Set task:
Write out every entry precisely as given, leaving the pictures out.

Dataset records:

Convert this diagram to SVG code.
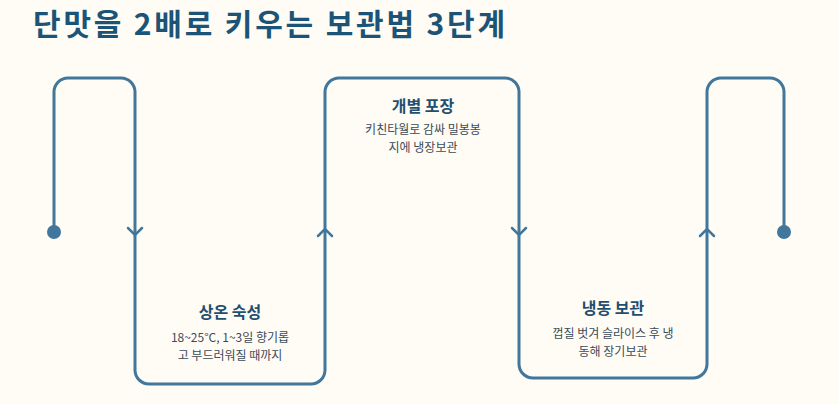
<svg xmlns="http://www.w3.org/2000/svg" width="839" height="404" viewBox="0 0 839 404">
<style>
.bg{fill:#fffcf5}
.line{fill:none;stroke:#41779c;stroke-width:3;stroke-linecap:round;stroke-linejoin:round}
.chev{fill:none;stroke:#41779c;stroke-width:2.5;stroke-linecap:round;stroke-linejoin:miter}
.dot{fill:#41779c}
.title{font-family:"Noto Sans CJK KR","Noto Sans",sans-serif;font-weight:700;font-size:30px;fill:#1c5478}
.h{font-family:"Noto Sans CJK KR","Noto Sans",sans-serif;font-weight:700;font-size:16px;fill:#1f4f70;text-anchor:middle}
.s{font-family:"Noto Sans CJK KR","Noto Sans",sans-serif;font-size:12px;fill:#3b4a58;text-anchor:middle}
</style>
<rect class="bg" x="0" y="0" width="839" height="404"/>
<text class="title" x="33" y="35" textLength="472" lengthAdjust="spacing">단맛을 2배로 키우는 보관법 3단계</text>
<g id="connectors">
<path class="line" d="M54,232 V92 A14,14 0 0 1 68,78 H121 A14,14 0 0 1 135,92 V370 A14,14 0 0 0 149,384 H311 A14,14 0 0 0 325,370 V92 A14,14 0 0 1 339,78 H505 A14,14 0 0 1 519,92 V364 A14,14 0 0 0 533,378 H693 A14,14 0 0 0 707,364 V92 A14,14 0 0 1 721,78 H770 A14,14 0 0 1 784,92 V232"/>
<polyline class="chev" points="128,228 135,235 142,228"/>
<polyline class="chev" points="318,236 325,229 332,236"/>
<polyline class="chev" points="512,228 519,235 526,228"/>
<polyline class="chev" points="700,236 707,229 714,236"/>
<circle class="dot" cx="54" cy="232" r="7"/>
<circle class="dot" cx="784" cy="232" r="7"/>
</g>
<g id="step1">
<text class="h" x="230" y="318">상온 숙성</text>
<text class="s" x="230" y="342">18~25°C, 1~3일 향기롭</text>
<text class="s" x="230" y="359.5">고 부드러워질 때까지</text>
</g>
<g id="step2">
<text class="h" x="423" y="112">개별 포장</text>
<text class="s" x="423" y="134">키친타월로 감싸 밀봉봉</text>
<text class="s" x="423" y="151.5">지에 냉장보관</text>
</g>
<g id="step3">
<text class="h" x="613" y="314">냉동 보관</text>
<text class="s" x="613" y="338">껍질 벗겨 슬라이스 후 냉</text>
<text class="s" x="613" y="355.5">동해 장기보관</text>
</g>
</svg>
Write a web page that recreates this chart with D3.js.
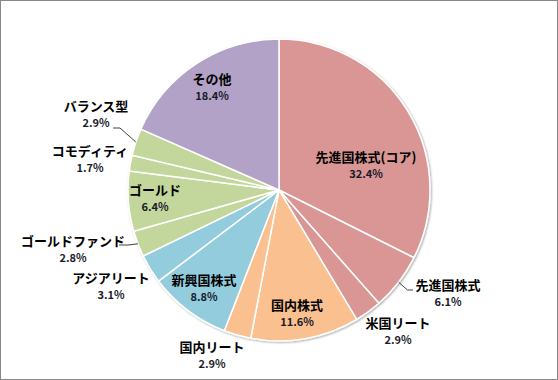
<!DOCTYPE html>
<html><head><meta charset="utf-8">
<script src="https://cdn.jsdelivr.net/npm/d3@7"></script>
<style>body{margin:0;background:#fff}svg{display:block}</style>
</head><body>
<svg id="chart" width="558" height="380"></svg>
<script>
const categories = ["先進国株式(コア)","先進国株式","米国リート","国内株式","国内リート","新興国株式","アジアリート","ゴールドファンド","ゴールド","コモディティ","バランス型","その他"];
const values = [32.4,6.1,2.9,11.6,2.9,8.8,3.1,2.8,6.4,1.7,2.9,18.4];
const groups = ["red","red","red","orange","orange","blue","blue","green","green","green","green","purple"];
const groupColors = {red:"#D99694",orange:"#FAC090",blue:"#93CDDD",green:"#C3D69B",purple:"#B3A2C7"};
// label placement (inside / outside) and positions
const labelPos = [[366,157],[448,285],[398,323],[297,305],[212,347],[204,280],[111,278],[73,241],[155,190],[90,151],[96,106],[212,79]];

const svg = d3.select("#chart");
svg.append("rect").attr("x",0.5).attr("y",0.5).attr("width",557).attr("height",379)
  .attr("fill","#fff").attr("stroke","#888");

const cx = 279, cy = 190, R = 151;
const g = svg.append("g").attr("transform",`translate(${cx},${cy})`);
const pie = d3.pie().sort(null).value(d=>d)(values);
const arc = d3.arc().innerRadius(0).outerRadius(R);

const defs = svg.append("defs");
const f = defs.append("filter").attr("id","sh").attr("x","-10%").attr("y","-10%").attr("width","120%").attr("height","120%");
f.append("feGaussianBlur").attr("in","SourceAlpha").attr("stdDeviation",1.2);
f.append("feOffset").attr("dx",0.5).attr("dy",1).attr("result","b");
f.append("feComponentTransfer").append("feFuncA").attr("type","linear").attr("slope",0.35);
const fm = f.append("feMerge"); fm.append("feMergeNode"); fm.append("feMergeNode").attr("in","SourceGraphic");

const pg = g.append("g").attr("filter","url(#sh)");
pg.selectAll("path").data(pie).join("path")
  .attr("d",arc)
  .attr("fill",(d,i)=>groupColors[groups[i]])
  .attr("stroke","#fff").attr("stroke-width",1.5).attr("stroke-linejoin","round");

// leader lines
const leaders = {1:[[407.5,290],[413,290]], 7:[[128,245],[119,245]], 10:[[120,128],[113,128]]};
Object.entries(leaders).forEach(([k,pts])=>{
  const d = pie[+k];
  const a = (d.startAngle+d.endAngle)/2;
  const p0 = [cx+R*Math.sin(a), cy-R*Math.cos(a)];
  svg.append("path").attr("d", d3.line()([p0,...pts])).attr("fill","none").attr("stroke","#404040").attr("stroke-width",1);
});

const font = "'Meiryo UI','Noto Sans CJK JP','Noto Sans',sans-serif";
const lab = svg.append("g").attr("font-family",font).attr("font-weight","bold").attr("text-anchor","middle");
categories.forEach((c,i)=>{
  const [x,y] = labelPos[i];
  lab.append("text").attr("x",x).attr("y",y).attr("dy","0.35em").attr("font-size",13).attr("fill","#000").text(c);
  lab.append("text").attr("x",x).attr("y",y+17.5).attr("dy","0.35em").attr("font-size",11).attr("fill","#1a1a2a").text(d3.format(".1f")(values[i])+"%");
});
</script>
</body></html>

Expected output:
Convert this diagram to SVG code.
<svg xmlns="http://www.w3.org/2000/svg" width="839" height="404" viewBox="0 0 839 404">
<style>
.bg{fill:#fffcf5}
.line{fill:none;stroke:#41779c;stroke-width:3;stroke-linecap:round;stroke-linejoin:round}
.chev{fill:none;stroke:#41779c;stroke-width:2.5;stroke-linecap:round;stroke-linejoin:miter}
.dot{fill:#41779c}
.title{font-family:"Noto Sans CJK KR","Noto Sans",sans-serif;font-weight:700;font-size:30px;fill:#1c5478}
.h{font-family:"Noto Sans CJK KR","Noto Sans",sans-serif;font-weight:700;font-size:16px;fill:#1f4f70;text-anchor:middle}
.s{font-family:"Noto Sans CJK KR","Noto Sans",sans-serif;font-size:12px;fill:#3b4a58;text-anchor:middle}
</style>
<rect class="bg" x="0" y="0" width="839" height="404"/>
<text class="title" x="33" y="35" textLength="472" lengthAdjust="spacing">단맛을 2배로 키우는 보관법 3단계</text>
<g id="connectors">
<path class="line" d="M54,232 V92 A14,14 0 0 1 68,78 H121 A14,14 0 0 1 135,92 V370 A14,14 0 0 0 149,384 H311 A14,14 0 0 0 325,370 V92 A14,14 0 0 1 339,78 H505 A14,14 0 0 1 519,92 V364 A14,14 0 0 0 533,378 H693 A14,14 0 0 0 707,364 V92 A14,14 0 0 1 721,78 H770 A14,14 0 0 1 784,92 V232"/>
<polyline class="chev" points="128,228 135,235 142,228"/>
<polyline class="chev" points="318,236 325,229 332,236"/>
<polyline class="chev" points="512,228 519,235 526,228"/>
<polyline class="chev" points="700,236 707,229 714,236"/>
<circle class="dot" cx="54" cy="232" r="7"/>
<circle class="dot" cx="784" cy="232" r="7"/>
</g>
<g id="step1">
<text class="h" x="230" y="318">상온 숙성</text>
<text class="s" x="230" y="342">18~25°C, 1~3일 향기롭</text>
<text class="s" x="230" y="359.5">고 부드러워질 때까지</text>
</g>
<g id="step2">
<text class="h" x="423" y="112">개별 포장</text>
<text class="s" x="423" y="134">키친타월로 감싸 밀봉봉</text>
<text class="s" x="423" y="151.5">지에 냉장보관</text>
</g>
<g id="step3">
<text class="h" x="613" y="314">냉동 보관</text>
<text class="s" x="613" y="338">껍질 벗겨 슬라이스 후 냉</text>
<text class="s" x="613" y="355.5">동해 장기보관</text>
</g>
</svg>
Write a web page that recreates this chart with D3.js.
<!DOCTYPE html>
<html><head><meta charset="utf-8">
<script src="https://cdn.jsdelivr.net/npm/d3@7"></script>
<style>body{margin:0;background:#fff}svg{display:block}</style>
</head><body>
<svg id="chart" width="558" height="380"></svg>
<script>
const categories = ["先進国株式(コア)","先進国株式","米国リート","国内株式","国内リート","新興国株式","アジアリート","ゴールドファンド","ゴールド","コモディティ","バランス型","その他"];
const values = [32.4,6.1,2.9,11.6,2.9,8.8,3.1,2.8,6.4,1.7,2.9,18.4];
const groups = ["red","red","red","orange","orange","blue","blue","green","green","green","green","purple"];
const groupColors = {red:"#D99694",orange:"#FAC090",blue:"#93CDDD",green:"#C3D69B",purple:"#B3A2C7"};
// label placement (inside / outside) and positions
const labelPos = [[366,157],[448,285],[398,323],[297,305],[212,347],[204,280],[111,278],[73,241],[155,190],[90,151],[96,106],[212,79]];

const svg = d3.select("#chart");
svg.append("rect").attr("x",0.5).attr("y",0.5).attr("width",557).attr("height",379)
  .attr("fill","#fff").attr("stroke","#888");

const cx = 279, cy = 190, R = 151;
const g = svg.append("g").attr("transform",`translate(${cx},${cy})`);
const pie = d3.pie().sort(null).value(d=>d)(values);
const arc = d3.arc().innerRadius(0).outerRadius(R);

const defs = svg.append("defs");
const f = defs.append("filter").attr("id","sh").attr("x","-10%").attr("y","-10%").attr("width","120%").attr("height","120%");
f.append("feGaussianBlur").attr("in","SourceAlpha").attr("stdDeviation",1.2);
f.append("feOffset").attr("dx",0.5).attr("dy",1).attr("result","b");
f.append("feComponentTransfer").append("feFuncA").attr("type","linear").attr("slope",0.35);
const fm = f.append("feMerge"); fm.append("feMergeNode"); fm.append("feMergeNode").attr("in","SourceGraphic");

const pg = g.append("g").attr("filter","url(#sh)");
pg.selectAll("path").data(pie).join("path")
  .attr("d",arc)
  .attr("fill",(d,i)=>groupColors[groups[i]])
  .attr("stroke","#fff").attr("stroke-width",1.5).attr("stroke-linejoin","round");

// leader lines
const leaders = {1:[[407.5,290],[413,290]], 7:[[128,245],[119,245]], 10:[[120,128],[113,128]]};
Object.entries(leaders).forEach(([k,pts])=>{
  const d = pie[+k];
  const a = (d.startAngle+d.endAngle)/2;
  const p0 = [cx+R*Math.sin(a), cy-R*Math.cos(a)];
  svg.append("path").attr("d", d3.line()([p0,...pts])).attr("fill","none").attr("stroke","#404040").attr("stroke-width",1);
});

const font = "'Meiryo UI','Noto Sans CJK JP','Noto Sans',sans-serif";
const lab = svg.append("g").attr("font-family",font).attr("font-weight","bold").attr("text-anchor","middle");
categories.forEach((c,i)=>{
  const [x,y] = labelPos[i];
  lab.append("text").attr("x",x).attr("y",y).attr("dy","0.35em").attr("font-size",13).attr("fill","#000").text(c);
  lab.append("text").attr("x",x).attr("y",y+17.5).attr("dy","0.35em").attr("font-size",11).attr("fill","#1a1a2a").text(d3.format(".1f")(values[i])+"%");
});
</script>
</body></html>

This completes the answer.